Everyone has an opinion. This is especially true when it comes to diets. I won’t say there are a million of them, but I will say there are probably 999,999. If you weren’t already confused enough about how much water to take in, what temperature it should be, or if carbs are going to blow you up like a toady frog and send your blood sugar soaring, you can be sure to be confused over which diet protocol to select. I happen to be a big proponent of your body gives you an A for effort. It is the most complicated machine on earth, and it notices when you tweak things. In other words, pick a diet, it truly doesn’t matter which one (unless you have specific health issues) and stick to it. That’s what makes a diet work—sticking to it. Stringing minutes together to form hours, and hours together to form days, and days together to form months, constitutes progress. If you can do this on ANY diet, you will be successful.

Finally, we come to exercise, where the confusion gets extra heavy. At first we were told to do cardio. Then we were told cardio doesn’t help weight loss, it only helps strengthen your heart, which last time I checked is a good thing. Now we need to do weight-bearing exercises like lift weights, do so many squats we become land owners, and flip giant tractor tires over and over from one place to the other, as if we didn’t learn they roll right after the discovery of fire. A few years ago, I got to the point where I actually enjoyed going to the gym—something I thought was impossible. I went to spin class three to four days a week. I loved it—the music, the people, everything about it. Then my euphoric spinning bubble was burst. “You need to change up your exercise. If all you do is spin class, your body will get used to it, and it won’t help anymore.” So, I changed it up by quitting. Not. A. Good. Solution.

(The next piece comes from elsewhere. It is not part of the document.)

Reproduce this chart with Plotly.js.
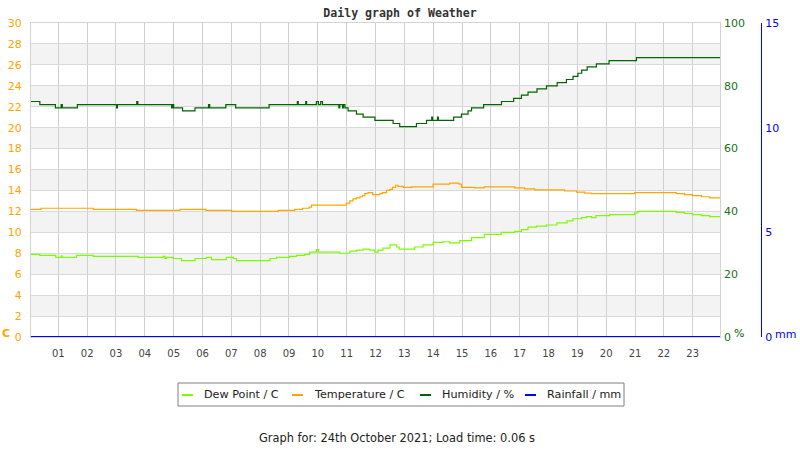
<!DOCTYPE html>
<html>
<head>
<meta charset="utf-8">
<script src="https://cdn.plot.ly/plotly-3.0.1.min.js"></script>
<style>html,body{margin:0;padding:0;background:#fff;}#chart{width:800px;height:450px;}</style>
</head>
<body>
<div id="chart"></div>
<script>
// ---- data (hours of day, step values) ----
var hourTicks = [1,2,3,4,5,6,7,8,9,10,11,12,13,14,15,16,17,18,19,20,21,22,23];
var hourLabels = ["01","02","03","04","05","06","07","08","09","10","11","12","13","14","15","16","17","18","19","20","21","22","23"];

var dewHours = [0.053,0.36,0.91,1.10,1.13,1.63,2.21,3.77,4.64,4.70,4.75,4.98,5.27,5.74,6.14,6.31,6.83,7.07,7.18,8.34,8.57,9.01,9.26,9.55,9.72,9.95,10.02,10.76,11.11,11.34,11.57,11.80,11.98,12.09,12.26,12.50,12.73,12.82,13.36,13.65,14.00,14.34,14.57,14.92,15.33,15.77,16.36,16.83,17.06,17.29,17.58,17.93,18.29,18.64,18.85,19.14,19.31,19.49,19.64,20.12,20.99,21.10,22.43,22.72,22.99,23.30,23.59,23.947];
var dewPoint = [7.9,7.8,7.6,7.75,7.6,7.8,7.7,7.6,7.7,7.5,7.6,7.5,7.3,7.5,7.6,7.4,7.6,7.5,7.3,7.5,7.6,7.7,7.8,7.9,8.1,8.35,8.1,8.0,8.2,8.3,8.4,8.3,8.1,8.3,8.5,8.8,8.6,8.4,8.6,8.8,9.05,9.1,9.0,9.2,9.5,9.8,10.0,10.1,10.25,10.5,10.6,10.7,10.9,11.1,11.3,11.4,11.5,11.4,11.6,11.7,11.85,12.0,11.9,11.8,11.7,11.6,11.5,11.5];

var tempHours = [0.053,0.40,2.21,3.71,5.22,6.12,7.01,8.63,9.20,9.47,9.70,9.78,10.99,11.11,11.22,11.34,11.46,11.55,11.63,11.74,11.90,12.15,12.24,12.38,12.50,12.59,12.70,12.78,12.96,13.25,14.00,14.57,14.90,14.98,15.44,15.77,16.83,17.17,17.52,18.56,18.97,19.26,19.49,20.99,22.43,22.72,22.99,23.30,23.59,23.947];
var temperature = [12.2,12.3,12.2,12.1,12.2,12.1,12.0,12.1,12.2,12.3,12.4,12.6,12.8,13.0,13.2,13.3,13.4,13.5,13.7,13.8,13.6,13.7,13.8,14.0,14.1,14.3,14.5,14.4,14.3,14.35,14.6,14.7,14.6,14.3,14.25,14.35,14.25,14.15,14.05,13.95,13.85,13.75,13.7,13.8,13.7,13.6,13.5,13.4,13.3,13.3];

var humHours = [0.053,0.36,0.90,1.10,1.14,1.66,3.02,3.05,3.72,3.76,4.93,4.96,5.00,5.31,5.74,6.21,6.25,6.81,7.15,8.31,9.29,9.32,9.58,9.61,9.95,10.02,10.10,10.16,10.73,10.76,10.86,10.89,10.94,11.05,11.34,11.57,11.98,12.61,12.84,13.42,13.77,13.95,13.98,14.15,14.18,14.71,14.98,15.21,15.33,15.75,16.37,16.79,17.06,17.29,17.60,17.93,18.30,18.62,18.85,19.02,19.15,19.34,19.66,20.10,21.05,23.947];
var humidity = [75,74,73,74,73,74,73,74,75,74,73,74,73,72,73,74,73,74,73,74,75,74,75,74,75,74,75,74,73,74,73,74,73,72,71,70,69,68,67,68,69,70,69,70,69,70,71,72,73,74,75,76,77,78,79,80,81,82,83,84,85,86,87,88,89,89];

var rainHours = [0.053,23.947];
var rainfall = [0,0];

var leftTicks = [0,2,4,6,8,10,12,14,16,18,20,22,24,26,28,30];
var humTicks = [0,20,40,60,80,100];
var rainTicks = [0,5,10,15];
var legendNames = ["Dew Point / C","Temperature / C","Humidity / %","Rainfall / mm"];
var seriesColors = ["#7CFC00","#FFA500","#006400","#0000FF"];

// ---- layout helpers (pixel -> paper) ----
var W = 800, H = 450, ML = 31, MR = 39, MT = 23, MB = 113;
var PW = W - ML - MR, PH = H - MT - MB;
function px(x){ return (x - ML) / PW; }
function py(y){ return (H - MB - y) / PH; }

var traces = [
  {x: dewHours, y: dewPoint, name: legendNames[0], type:'scatter', mode:'lines', line:{shape:'hv', color:seriesColors[0], width:1.2}, xaxis:'x', yaxis:'y'},
  {x: tempHours, y: temperature, name: legendNames[1], type:'scatter', mode:'lines', line:{shape:'hv', color:seriesColors[1], width:1.2}, xaxis:'x', yaxis:'y'},
  {x: humHours, y: humidity, name: legendNames[2], type:'scatter', mode:'lines', line:{shape:'hv', color:seriesColors[2], width:1.2}, xaxis:'x', yaxis:'y2'},
  {x: rainHours, y: rainfall, name: legendNames[3], type:'scatter', mode:'lines', line:{shape:'hv', color:seriesColors[3], width:2}, xaxis:'x', yaxis:'y3', cliponaxis:false}
];

var shapes = [];
// alternating bands
for (var b = 2; b < 30; b += 4) {
  shapes.push({type:'rect', xref:'x domain', yref:'y', x0:0, x1:1, y0:b, y1:b+2, fillcolor:'#f3f3f3', line:{width:0}, layer:'below'});
}
// custom legend box + swatches
var legBox = {x0:178, x1:624, y0:383, y1:406};
shapes.push({type:'rect', xref:'paper', yref:'paper', x0:px(legBox.x0), x1:px(legBox.x1), y0:py(legBox.y1), y1:py(legBox.y0), line:{color:'#808080', width:1}, fillcolor:'#ffffff'});
var swatchX = [182, 292, 420, 525];
var textX = [202, 312, 440, 545];
var annotations = [];
for (var i = 0; i < 4; i++) {
  shapes.push({type:'line', xref:'paper', yref:'paper', x0:px(swatchX[i]), x1:px(swatchX[i]+11), y0:py(395), y1:py(395), line:{color:seriesColors[i], width:2}});
  annotations.push({xref:'paper', yref:'paper', x:px(textX[i]), y:py(394.5), xanchor:'left', yanchor:'middle', text:legendNames[i], showarrow:false, font:{family:'DejaVu Sans', size:11.2, color:'#222'}});
}
annotations.push({xref:'paper', yref:'paper', x:px(6), y:py(333), xanchor:'center', yanchor:'middle', text:'<b>C</b>', showarrow:false, font:{family:'DejaVu Sans', size:11, color:'#FFA500'}});
annotations.push({xref:'paper', yref:'paper', x:px(739), y:py(333.5), xanchor:'center', yanchor:'middle', text:'%', showarrow:false, font:{family:'DejaVu Sans', size:11, color:'#006400'}});
annotations.push({xref:'paper', yref:'paper', x:px(786), y:py(334.5), xanchor:'center', yanchor:'middle', text:'mm', showarrow:false, font:{family:'DejaVu Sans', size:11, color:'#0000FF'}});
annotations.push({xref:'paper', yref:'paper', x:px(396.5), y:py(438), xanchor:'center', yanchor:'middle', text:'Graph for: 24th October 2021; Load time: 0.06 s', showarrow:false, font:{family:'DejaVu Sans', size:11.4, color:'#222'}});

var layout = {
  width: W, height: H,
  margin: {l:ML, r:MR, t:MT, b:MB, pad:0},
  paper_bgcolor:'#ffffff', plot_bgcolor:'#ffffff',
  font: {family:'DejaVu Sans', size:11, color:'#444'},
  showlegend: false,
  title: {text:'<b>Daily graph of Weather</b>', x:0.5, xref:'container', y:1-13/H, yref:'container', yanchor:'middle', xanchor:'center', font:{family:'DejaVu Sans Mono', size:11.6, color:'#333'}},
  xaxis: {domain:[0, (720-ML)/PW], range:[0.053, 23.947], tickvals:hourTicks, ticktext:hourLabels, showgrid:true, gridcolor:'#d0d0d0', gridwidth:1, zeroline:false, showline:true, mirror:true, linecolor:'#d3d3d3', linewidth:1, ticks:'', tickfont:{family:'DejaVu Sans', size:10, color:'#444'}, ticklabelstandoff:7, fixedrange:true},
  yaxis: {range:[0,30], tickvals:leftTicks, showgrid:true, gridcolor:'#d9d9d9', gridwidth:1, zeroline:false, showline:true, mirror:true, linecolor:'#d3d3d3', ticks:'', tickfont:{family:'DejaVu Sans', size:11, color:'#FFA500'}, ticklabelstandoff:6, fixedrange:true},
  yaxis2: {range:[0,100], tickvals:humTicks, overlaying:'y', side:'right', anchor:'x', showgrid:false, zeroline:false, showline:false, ticks:'', tickfont:{family:'DejaVu Sans', size:11, color:'#1a701a'}, ticklabelstandoff:3, fixedrange:true},
  yaxis3: {range:[0,15], tickvals:rainTicks, overlaying:'y', side:'right', anchor:'free', position:1, showgrid:false, zeroline:false, showline:true, linecolor:'#0000FF', linewidth:1, ticks:'', tickfont:{family:'DejaVu Sans', size:11, color:'#0000FF'}, ticklabelstandoff:1, fixedrange:true},
  shapes: shapes,
  annotations: annotations
};

Plotly.newPlot('chart', traces, layout, {displayModeBar:false, staticPlot:true});
</script>
</body>
</html>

Here’s the deal: Unless exercising is your job, do what the heck you want to do. Again, this is not scientific, or researched in any way. This is my opinion, which you don’t have to adopt, and quite frankly, you probably shouldn’t, BUT, again, I think our bodies gives us an A for effort. AND, if you go back to the “calories in” versus “calorie deficit” theory, ALL exercise burns calories, and those burned calories increase the deficit.

For God’s sake just let me do my spin class and enjoy it. Don’t make me feel like a loser at exercise because I’m not switching things up enough. News flash: I did switch things up because I used to spend that time eating or sitting on the couch. Is that not enough switching up? Must we always live in the land where milk is bad, milk is good, milk is bad, milk is good?

The majority of people quit diets because it’s too hard to sustain. So let’s simplify this (and please talk to your doctor before you do anything): Eat less, move more, stay hydrated. Yep, it’s that simple. If you do these three things on a regular basis, you will start to see your hotness reveal itself. What a great feeling it is when that double chin gets brave enough to go it alone, or when those hips don’t need chips and those thighs are done with fries. Nobody (but Santa) wants her belly to shake like a bowl full of jelly, and Christmas was so last year, anyway. It’s time to K.I.S.S. last year’s bad habits, over indulgences and confusing musings goodbye. What do I mean by K.I.S.S.: Keep It Simple, Sexy!